MANY as one million people took to the streets of Florence, Italy, on 9 November to show their opposition to war on Iraq (see our report here).
This was the biggest show of strength of the anti-war movement so far. The demo followed on from the 200,000 strong protest in Washington and the 400,000 who marched in London on 28 September.
Bush feels strengthened by his victories in the US elections and securing a unanimous resolution in the UN Security Council. But the size and scope of the anti-war movement clearly shows that opposition to war against Iraq is growing.
As the resolution was being passed the US build-up of troops in the Gulf was accelerating – with the final aim of having a force of up to 250,000 in readiness for an invasion. 15,000 British troops could be despatched to the region.
Bush and Blair are both preparing for war. The UN resolution means that the US could decide at any time that Saddam Hussein is not complying and begin an attack without further UN agreement.
A war against Iraq will be a war for oil and the power and dominance of US imperialism.
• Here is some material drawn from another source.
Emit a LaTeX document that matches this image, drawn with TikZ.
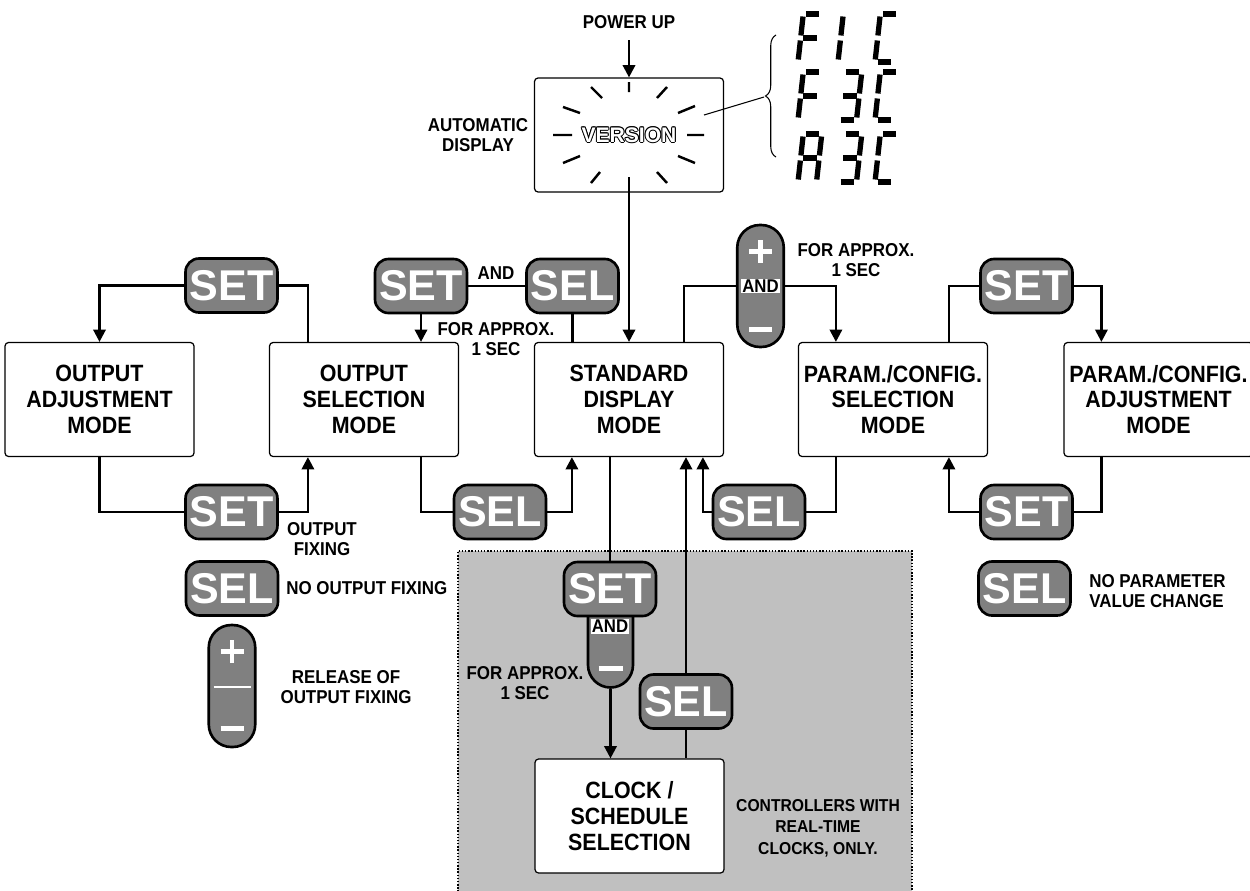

Oil companies have already been plotting how to carve up the oilfields in a post-Saddam Iraq. The carrot of oil profits was dangled in front of UN Security Council countries to get their agreement for the resolution on Iraq.
A war will mean thousands of innocent people being slaughtered for profits and prestige.
The US has the biggest arsenal of weapons of mass destruction in the world and is prepared to use them in a pre-emptive strike to defend its economic interests in the Middle East and beyond.
Blair has hitched his cart to the US war machine. He says there is no money to pay firefighters, council workers, nurses, teachers, college lecturers and all those fighting against low pay. But he can find millions to wage war against the Iraqi people.
He seems determined to wage war on two fronts – for oil in Iraq and a war against public-sector and low-paid workers at home. But he is facing enormous resistance to both.
We need to build the anti-war movement as well as building the struggle for decent pay. And we need to build a socialist alternative to war and the inequality and exploitation that Bush and Blair’s profit system creates.